>>>>

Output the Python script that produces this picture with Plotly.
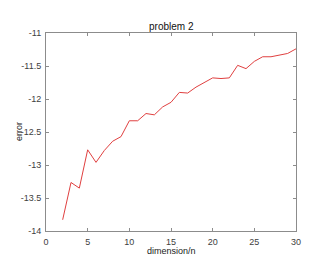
import plotly.graph_objects as go

dimension = list(range(2, 31))
error = [-13.83, -13.265, -13.35, -12.77, -12.96, -12.78, -12.64, -12.57, -12.33, -12.33,
         -12.22, -12.24, -12.12, -12.05, -11.90, -11.91, -11.82, -11.75, -11.68, -11.69,
         -11.68, -11.49, -11.54, -11.43, -11.36, -11.36, -11.33, -11.31, -11.24]

x_ticks = [0, 5, 10, 15, 20, 25, 30]
y_ticks = [-14, -13.5, -13, -12.5, -12, -11.5, -11]

FONT = "Liberation Sans, Arial"

fig = go.Figure()
fig.add_trace(go.Scatter(x=dimension, y=error, mode="lines",
                         line=dict(color="#e04040", width=1)))

axis_common = dict(showline=True, linecolor="#8c8c8c", linewidth=1, mirror="ticks",
                   ticks="inside", ticklen=3, tickcolor="#8c8c8c", showgrid=False,
                   zeroline=False, automargin=False,
                   tickfont=dict(family=FONT, size=9, color="#404040"))

# page body has an 8px default margin, so the figure is sized/offset to compensate
fig.update_layout(
    width=311, height=253,
    margin=dict(l=38, r=23, t=25, b=30),
    paper_bgcolor="white", plot_bgcolor="white",
    showlegend=False,
    xaxis=dict(range=[0, 30], tickvals=x_ticks, ticktext=[str(v) for v in x_ticks],
               ticklabelstandoff=2, **axis_common),
    yaxis=dict(range=[-14, -11], tickvals=y_ticks, ticktext=[str(v) for v in y_ticks],
               ticklabelstandoff=2, **axis_common),
    annotations=[
        dict(text="problem 2", xref="paper", yref="paper", x=0.5, y=1.0, yshift=-1,
             xanchor="center", yanchor="bottom", showarrow=False,
             font=dict(family=FONT, size=10, color="#111111")),
        dict(text="dimension/n", xref="paper", yref="paper", x=0.5, y=0, yshift=-13,
             xanchor="center", yanchor="top", showarrow=False,
             font=dict(family=FONT, size=9, color="#222222")),
        dict(text="error", xref="paper", yref="paper", x=0, y=0.5, xshift=-27,
             xanchor="center", yanchor="middle", textangle=-90, showarrow=False,
             font=dict(family=FONT, size=9, color="#222222")),
    ],
)

fig.write_html("out.html")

<<<<

> Goal
Give every line above again exactly, with no pictures.

> Result below
Output the Python script that produces this picture with Plotly.
import plotly.graph_objects as go

dimension = list(range(2, 31))
error = [-13.83, -13.265, -13.35, -12.77, -12.96, -12.78, -12.64, -12.57, -12.33, -12.33,
         -12.22, -12.24, -12.12, -12.05, -11.90, -11.91, -11.82, -11.75, -11.68, -11.69,
         -11.68, -11.49, -11.54, -11.43, -11.36, -11.36, -11.33, -11.31, -11.24]

x_ticks = [0, 5, 10, 15, 20, 25, 30]
y_ticks = [-14, -13.5, -13, -12.5, -12, -11.5, -11]

FONT = "Liberation Sans, Arial"

fig = go.Figure()
fig.add_trace(go.Scatter(x=dimension, y=error, mode="lines",
                         line=dict(color="#e04040", width=1)))

axis_common = dict(showline=True, linecolor="#8c8c8c", linewidth=1, mirror="ticks",
                   ticks="inside", ticklen=3, tickcolor="#8c8c8c", showgrid=False,
                   zeroline=False, automargin=False,
                   tickfont=dict(family=FONT, size=9, color="#404040"))

# page body has an 8px default margin, so the figure is sized/offset to compensate
fig.update_layout(
    width=311, height=253,
    margin=dict(l=38, r=23, t=25, b=30),
    paper_bgcolor="white", plot_bgcolor="white",
    showlegend=False,
    xaxis=dict(range=[0, 30], tickvals=x_ticks, ticktext=[str(v) for v in x_ticks],
               ticklabelstandoff=2, **axis_common),
    yaxis=dict(range=[-14, -11], tickvals=y_ticks, ticktext=[str(v) for v in y_ticks],
               ticklabelstandoff=2, **axis_common),
    annotations=[
        dict(text="problem 2", xref="paper", yref="paper", x=0.5, y=1.0, yshift=-1,
             xanchor="center", yanchor="bottom", showarrow=False,
             font=dict(family=FONT, size=10, color="#111111")),
        dict(text="dimension/n", xref="paper", yref="paper", x=0.5, y=0, yshift=-13,
             xanchor="center", yanchor="top", showarrow=False,
             font=dict(family=FONT, size=9, color="#222222")),
        dict(text="error", xref="paper", yref="paper", x=0, y=0.5, xshift=-27,
             xanchor="center", yanchor="middle", textangle=-90, showarrow=False,
             font=dict(family=FONT, size=9, color="#222222")),
    ],
)

fig.write_html("out.html")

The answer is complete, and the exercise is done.